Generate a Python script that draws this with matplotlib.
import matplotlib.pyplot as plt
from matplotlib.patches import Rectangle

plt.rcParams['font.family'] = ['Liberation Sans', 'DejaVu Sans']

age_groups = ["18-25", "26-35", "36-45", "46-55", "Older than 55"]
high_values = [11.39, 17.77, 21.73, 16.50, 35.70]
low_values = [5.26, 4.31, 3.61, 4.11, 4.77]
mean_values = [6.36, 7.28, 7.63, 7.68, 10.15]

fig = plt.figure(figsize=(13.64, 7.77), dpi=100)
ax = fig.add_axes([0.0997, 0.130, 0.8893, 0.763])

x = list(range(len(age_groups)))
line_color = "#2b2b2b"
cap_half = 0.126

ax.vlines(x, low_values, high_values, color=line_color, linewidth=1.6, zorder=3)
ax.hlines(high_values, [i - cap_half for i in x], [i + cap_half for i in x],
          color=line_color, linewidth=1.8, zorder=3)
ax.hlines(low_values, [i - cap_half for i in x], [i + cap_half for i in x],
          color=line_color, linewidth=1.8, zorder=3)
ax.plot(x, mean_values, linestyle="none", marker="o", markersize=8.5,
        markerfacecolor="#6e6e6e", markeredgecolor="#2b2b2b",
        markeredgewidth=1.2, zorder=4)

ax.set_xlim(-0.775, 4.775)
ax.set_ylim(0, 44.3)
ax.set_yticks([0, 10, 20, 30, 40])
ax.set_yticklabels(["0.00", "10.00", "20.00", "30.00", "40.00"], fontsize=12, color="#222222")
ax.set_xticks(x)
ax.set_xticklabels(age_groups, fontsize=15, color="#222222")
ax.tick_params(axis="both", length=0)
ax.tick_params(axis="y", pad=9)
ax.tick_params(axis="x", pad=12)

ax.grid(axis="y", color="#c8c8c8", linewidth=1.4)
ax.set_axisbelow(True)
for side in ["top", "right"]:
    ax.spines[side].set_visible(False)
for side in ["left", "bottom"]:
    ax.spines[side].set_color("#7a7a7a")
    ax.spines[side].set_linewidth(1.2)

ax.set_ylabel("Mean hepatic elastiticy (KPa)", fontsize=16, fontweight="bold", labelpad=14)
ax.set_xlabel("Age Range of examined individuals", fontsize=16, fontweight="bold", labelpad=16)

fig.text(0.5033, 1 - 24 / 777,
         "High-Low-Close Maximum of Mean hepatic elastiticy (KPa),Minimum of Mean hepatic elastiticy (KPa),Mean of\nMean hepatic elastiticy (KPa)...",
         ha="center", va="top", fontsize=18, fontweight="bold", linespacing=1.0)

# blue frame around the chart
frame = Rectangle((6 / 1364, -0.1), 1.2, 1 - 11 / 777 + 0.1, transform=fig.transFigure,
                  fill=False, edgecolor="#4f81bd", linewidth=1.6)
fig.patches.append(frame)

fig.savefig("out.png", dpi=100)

--------------------------------

**The task**
Isolate the lines above that contain the word "matplotlib" and copy them.

**Task solution**
Generate a Python script that draws this with matplotlib.
import matplotlib.pyplot as plt
from matplotlib.patches import Rectangle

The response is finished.